Implement collaborative workshops where students critique one another’s reasoning. Organize peer-review rounds in which pairs assess the soundness of arguments, the quality of cited evidence, and the degree of transparency about sources. Encourage respectful feedback that emphasizes specific observations and questions rather than personal judgments. By exposing learners to different perspectives, educators help them recognize the variety of credible interpretations that can arise from the same set of information. The collaborative aspect reinforces critical thinking habits that endure beyond the classroom.
Long-term instruction should integrate ethical standards alongside technical skills. Discuss the responsibilities involved in sharing information about anonymous campaigns, such as avoiding harm, respecting privacy, and resisting doxxing or harassment. Encourage students to consider the potential consequences of endorsing or amplifying content, including misinformation’s broader societal impact. Provide guidelines for how to engage with opposing viewpoints online in a constructive way, including strategies for asking clarifying questions and requesting sources. When students practice ethical discernment, they build a mature, civic-minded approach to digital participation.
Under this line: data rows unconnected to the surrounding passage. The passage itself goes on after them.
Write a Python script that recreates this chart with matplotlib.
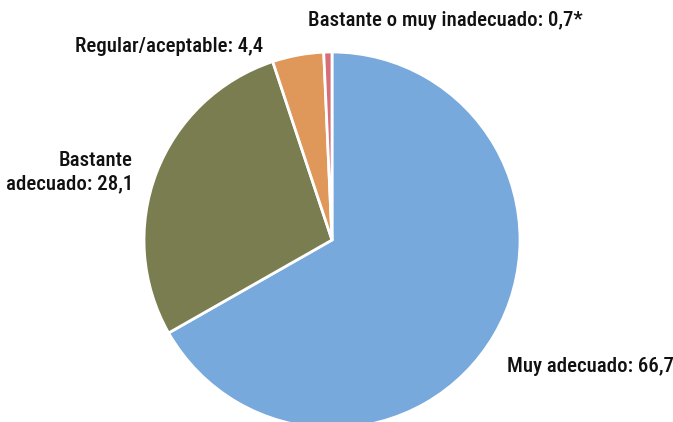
import matplotlib
matplotlib.use('Agg')
from matplotlib import pyplot as plt

plt.rcParams['font.family'] = ['Roboto Condensed', 'DejaVu Sans']

labels = ['Muy adecuado: 66,7', 'Bastante\nadecuado: 28,1', 'Regular/aceptable: 4,4',
          'Bastante o muy inadecuado: 0,7*']
values = [66.7, 28.1, 4.4, 0.7]
colors = ['#77A9DC', '#7A7D4F', '#E0975A', '#D66E78']

W, H = 673, 422
fig = plt.figure(figsize=(W / 100, H / 100), dpi=100)
ax = fig.add_axes([0, 0, 1, 1])

cx, cy, r = 332, H - 240, 188
ax.pie(values, colors=colors, startangle=90, counterclock=False,
       center=(cx, cy), radius=r, frame=True,
       wedgeprops=dict(edgecolor='white', linewidth=2))
ax.set_xlim(0, W)
ax.set_ylim(0, H)
ax.set_aspect('equal')
ax.axis('off')

fs = 15
kw = dict(fontsize=fs, fontweight='medium', va='center', color='#111111')
ax.text(308, H - 20, labels[3], ha='left', **kw)
ax.text(263, H - 47, labels[2], ha='right', **kw)
ax.text(133, H - 172, labels[1], ha='right', linespacing=1.3, **kw)
ax.text(507, H - 366, labels[0], ha='left', **kw)

fig.savefig('out.png', dpi=100)
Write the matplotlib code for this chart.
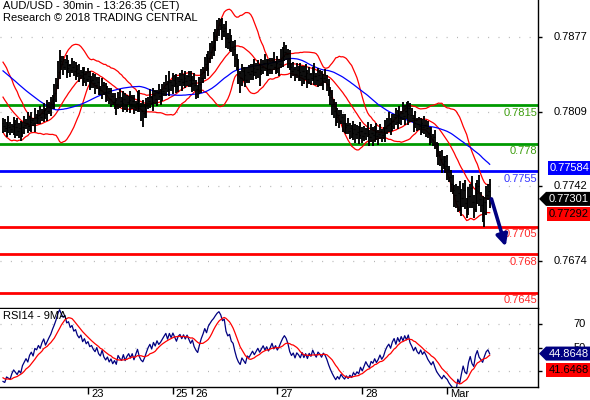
import numpy as np
import pandas as pd
import matplotlib
matplotlib.use("Agg")
import matplotlib.pyplot as plt
from matplotlib import transforms
from matplotlib.patches import Polygon

plt.rcParams["font.family"] = ["Liberation Sans", "DejaVu Sans"]
plt.rcParams["font.size"] = 8

# ---------------- data ----------------
BASE = 0.7700
PIP = 0.0001
WICK_UNIT = 1.6 * PIP   # one digit of the wick strings

# closes before the visible window (needed for indicator warm-up)
history_pips = [158, 161, 163, 160, 164, 166, 162, 165, 168, 164, 161, 163, 167, 165,
                162, 160, 164, 166, 163, 161, 165, 162, 159, 163, 166, 161, 158, 160,
                155, 151, 153, 147, 143, 146, 140, 136, 138, 131, 127, 129, 123, 119,
                121, 115, 111, 113, 106, 102, 104, 99]

# visible 30-min closes, pips above 0.7700
close_pips = [
    96, 94, 97, 95, 93, 96, 98, 95, 92, 94,
    91, 95, 97, 99, 96, 100, 102, 99, 104, 103,
    106, 104, 108, 111, 107, 110, 113, 116, 121, 126,
    133, 145, 155, 152, 150, 154, 149, 151, 147, 150,
    146, 148, 144, 142, 145, 140, 143, 139, 141, 137,
    138, 135, 133, 136, 131, 129, 133, 127, 124, 126,
    121, 123, 118, 120, 116, 122, 119, 117, 121, 115,
    118, 120, 116, 119, 113, 117, 121, 114, 110, 108,
    111, 115, 119, 122, 118, 124, 121, 126, 123, 125,
    128, 131, 134, 130, 136, 133, 138, 135, 132, 137,
    139, 136, 140, 137, 141, 138, 135, 138, 133, 130,
    128, 134, 140, 145, 152, 149, 158, 163, 168, 172,
    178, 184, 188, 186, 182, 185, 176, 172, 174, 168,
    166, 158, 150, 144, 140, 146, 142, 138, 145, 143,
    146, 149, 145, 148, 151, 147, 150, 153, 149, 152,
    148, 151, 155, 150, 153, 149, 152, 156, 160, 163,
    161, 157, 150, 146, 148, 143, 147, 145, 142, 146,
    141, 144, 139, 143, 140, 145, 141, 138, 142, 140,
    137, 140, 138, 134, 128, 122, 116, 110, 104, 106,
    101, 104, 99, 95, 97, 92, 94, 90, 93, 89,
    91, 88, 92, 87, 90, 93, 89, 86, 90, 88,
    91, 87, 89, 92, 88, 90, 94, 97, 99, 96,
    101, 104, 100, 106, 103, 108, 105, 110, 107, 112,
    106, 103, 99, 102, 98, 96, 99, 95, 97, 94,
    90, 87, 84, 86, 80, 74, 70, 66, 62, 64,
    60, 57, 50, 44, 38, 34, 28, 35, 24, 31,
    38, 26, 22, 33, 40, 27, 21, 35, 42, 30,
    25, 19, 27, 34, 37, 30.1,
]

# upper / lower wick of each bar (digits in WICK_UNIT)
wick_up = ("3425314253" "4352634152" "3524163425" "4663524315" "3425134253"
           "2453314254" "3524135243" "4253314526" "3425143253" "4352614352"
           "3524135243" "2453464536" "4543524363" "3524142534" "4253314253"
           "3425143656" "4352414253" "3524135243" "4253324354" "3425143253"
           "4352414253" "3524135463" "4253516354" "3425143253" "4352414253"
           "3624536475" "4635274636" "453547")
wick_dn = ("4253325634" "5342436253" "3425342536" "5243526342" "3524253425"
           "4352435243" "3524634253" "4253425368" "3524253425" "4352435243"
           "3524342536" "4253425345" "5342536453" "4526953425" "3524593425"
           "4352435243" "3524342536" "4253425345" "3524346453" "4253425345"
           "3524342536" "4253425345" "3524342536" "4253425345" "3524346453"
           "4635274636" "5364735264" "469735")

day_labels = ["23", "25", "26", "27", "28", "Mar"]
day_bar_index = [48, 96, 107, 155, 203, 251]

level_values = [0.7815, 0.778, 0.7755, 0.7705, 0.768, 0.7645]
level_labels = ["0.7815", "0.778", "0.7755", "0.7705", "0.768", "0.7645"]
level_colors = ["#009a00", "#009a00", "#0000ff", "#ff0000", "#ff0000", "#ff0000"]
level_text_colors = ["#3f9f10", "#3f9f10", "#3535ff", "#ff2828", "#ff2828", "#ff2828"]

price_ticks = [0.7877, 0.7809, 0.7742, 0.7674]
rsi_ticks = [70, 50, 30]
rsi_tick_labels = ["70", "50", ""]   # 30 is hidden under the MA readout box

ma_readout = 0.77584
close_readout = 0.77301
bid_readout = 0.77292
rsi_readout = 44.8648
rsi_ma_readout = 41.6468

forecast_target = 0.7687
forecast_bars = 9

title_lines = ["AUD/USD - 30min - 13:26:35 (CET)", "Research \u00a9 2018 TRADING CENTRAL"]

# ---------------- indicators ----------------
all_close = BASE + PIP * np.array(history_pips + close_pips, dtype=float)
s = pd.Series(all_close)
bb_mid = s.rolling(20).mean()
bb_sd = s.rolling(20).std(ddof=0)
bb_up = bb_mid + 2 * bb_sd
bb_lo = bb_mid - 2 * bb_sd
ma50 = s.rolling(50).mean()
d = s.diff()
gain = d.clip(lower=0)
loss = -d.clip(upper=0)
ag = gain.ewm(alpha=1 / 14, adjust=False).mean()
al = loss.ewm(alpha=1 / 14, adjust=False).mean()
rsi = 100 - 100 / (1 + ag / al)
rsi_ma = rsi.rolling(9).mean()

nh = len(history_pips)
n = len(close_pips)
idx = np.arange(len(all_close)) - nh
vis = idx >= 0
x = np.arange(n)

closes = all_close[nh:]
opens = all_close[nh - 1:-1]
up = np.array([int(c) for c in wick_up[:n]]) * WICK_UNIT
dn = np.array([int(c) for c in wick_dn[:n]]) * WICK_UNIT
highs = np.maximum(opens, closes) + up
lows = np.minimum(opens, closes) - dn

# ---------------- figure ----------------
W, H = 590, 400
fig = plt.figure(figsize=(W / 100, H / 100), dpi=100)
fig.patch.set_facecolor("white")
ax = fig.add_axes([0, 1 - 308 / H, 538 / W, 308 / H])
axr = fig.add_axes([0, 1 - 387 / H, 538 / W, 78 / H], sharex=ax)

ax.set_xlim(-1.7, 302.3)
ax.set_ylim(0.763124, 0.79103)
axr.set_ylim(16.4, 82.8)

grid_kw = dict(color="#b4b4b4", lw=0.9, linestyle=(0, (0.8, 7.5)), zorder=0)
for t in price_ticks:
    ax.axhline(t, **grid_kw)
for t in rsi_ticks:
    axr.axhline(t, **grid_kw)

# levels
for v, c in zip(level_values, level_colors):
    ax.axhline(v, color=c, lw=2.0, zorder=2)
lab_trans = transforms.offset_copy(
    transforms.blended_transform_factory(ax.transAxes, ax.transData), fig=fig, x=-1, y=-2.5, units="dots")
for v, lab, tc in zip(level_values, level_labels, level_text_colors):
    ax.text(1.0, v, lab, transform=lab_trans, ha="right", va="top", color=tc, fontsize=8, zorder=6)

# bollinger + MA
ax.plot(idx[vis], bb_up[vis], color="#ff0000", lw=0.9, zorder=3)
ax.plot(idx[vis], bb_mid[vis], color="#ff0000", lw=0.9, zorder=3)
ax.plot(idx[vis], bb_lo[vis], color="#ff0000", lw=0.9, zorder=3)
ax.plot(idx[vis], ma50[vis], color="#0000ff", lw=0.9, zorder=3)

# OHLC bars
ax.vlines(x, lows, highs, color="black", lw=1.35, zorder=4)
ax.hlines(opens, x - 0.6, x, color="black", lw=0.9, zorder=4)
ax.hlines(closes, x, x + 0.6, color="black", lw=0.9, zorder=4)

# forecast arrow
ax.annotate("", xy=(x[-1] + forecast_bars, forecast_target), xytext=(x[-1] + 1, closes[-1]),
            arrowprops=dict(arrowstyle="-|>", color="#000080", lw=2.6, mutation_scale=17,
                            shrinkA=0, shrinkB=0), zorder=7)

# RSI
axr.plot(idx[vis], rsi[vis], color="#000080", lw=0.9, zorder=3)
axr.plot(idx[vis], rsi_ma[vis], color="#ff0000", lw=0.9, zorder=3)

# spines / ticks
for a in (ax, axr):
    a.spines["left"].set_visible(False)
    a.spines["top"].set_visible(False)
    a.spines["right"].set_linewidth(1.0)
    a.spines["bottom"].set_linewidth(1.0)
    a.yaxis.tick_right()
    a.tick_params(axis="y", direction="out", length=3, width=1, labelright=False, right=True)
ax.tick_params(axis="x", bottom=False, labelbottom=False)
ax.set_yticks(price_ticks)
axr.set_yticks(rsi_ticks)
axr.set_xticks(day_bar_index)
axr.tick_params(axis="x", direction="out", length=5, width=1, labelbottom=False)

ytrans = transforms.blended_transform_factory(fig.transFigure, ax.transData)
for t in price_ticks:
    fig.text(587 / W, t, f"{t:.4f}", transform=ytrans, ha="right", va="center", fontsize=8)
ytrans_r = transforms.blended_transform_factory(fig.transFigure, axr.transData)
for t, lab in zip(rsi_ticks, rsi_tick_labels):
    if lab:
        fig.text(586 / W, t, lab, transform=ytrans_r, ha="right", va="center", fontsize=8)

xtrans = transforms.offset_copy(
    transforms.blended_transform_factory(axr.transData, axr.transAxes), fig=fig, x=3, y=-2, units="dots")
for pos, lab in zip(day_bar_index, day_labels):
    axr.text(pos, 0, lab, transform=xtrans, ha="left", va="top", fontsize=8, clip_on=False)

# titles
fig.text(3 / W, 1 - 1 / H, title_lines[0], ha="left", va="top", fontsize=8)
fig.text(3 / W, 1 - 13 / H, title_lines[1], ha="left", va="top", fontsize=8)
axr.text(3 / 538, 1 - 2 / 78, "RSI14 - 9MA", transform=axr.transAxes, ha="left", va="top", fontsize=8)


# readout boxes
def readout(a, value, text, fc, tc, left_px, arrow=False, dy=0.0, tip_px=None):
    ydisp = a.transData.transform((0, value))[1] + dy
    h = 7.0
    r = 590.0
    if arrow:
        pts = [(tip_px, ydisp), (left_px, ydisp + h), (r, ydisp + h), (r, ydisp - h), (left_px, ydisp - h)]
    else:
        pts = [(left_px, ydisp - h), (left_px, ydisp + h), (r, ydisp + h), (r, ydisp - h)]
    pts = [(px / W, py / H) for px, py in pts]
    fig.add_artist(Polygon(pts, closed=True, transform=fig.transFigure, facecolor=fc,
                           edgecolor="none", zorder=10))
    fig.text((left_px + r) / 2 / W + 0.6 / W, ydisp / H, text, ha="center", va="center",
             color=tc, fontsize=8, zorder=11)


readout(ax, ma_readout, f"{ma_readout:.5f}", "#0000ff", "white", 548)
readout(ax, close_readout, f"{close_readout:.5f}", "black", "white", 546, arrow=True, tip_px=539)
readout(ax, bid_readout, f"{bid_readout:.5f}", "#ff0000", "black", 547, dy=-14.5)
readout(axr, rsi_readout, f"{rsi_readout:.4f}", "#000080", "white", 546, arrow=True, tip_px=539)
readout(axr, rsi_ma_readout, f"{rsi_ma_readout:.4f}", "#ff0000", "black", 546, dy=-12.5)

fig.savefig("out.png", dpi=100, facecolor="white")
Finally, empower learners to apply their skills across contexts—school, community, and media literacy programs. Assign projects that require them to assess multiple campaigns with differing levels of anonymity and transparency, documenting their methodological choices and justifications. Encourage publication of their analyses in student-led forums, accompanied by accessible explanations to a general audience. By translating classroom learning into public-facing judgments, students develop not only critical literacy but also a sense of responsibility for the information ecosystems they inhabit. In this way, education becomes a steady ally in navigating anonymous online activism with clarity and integrity.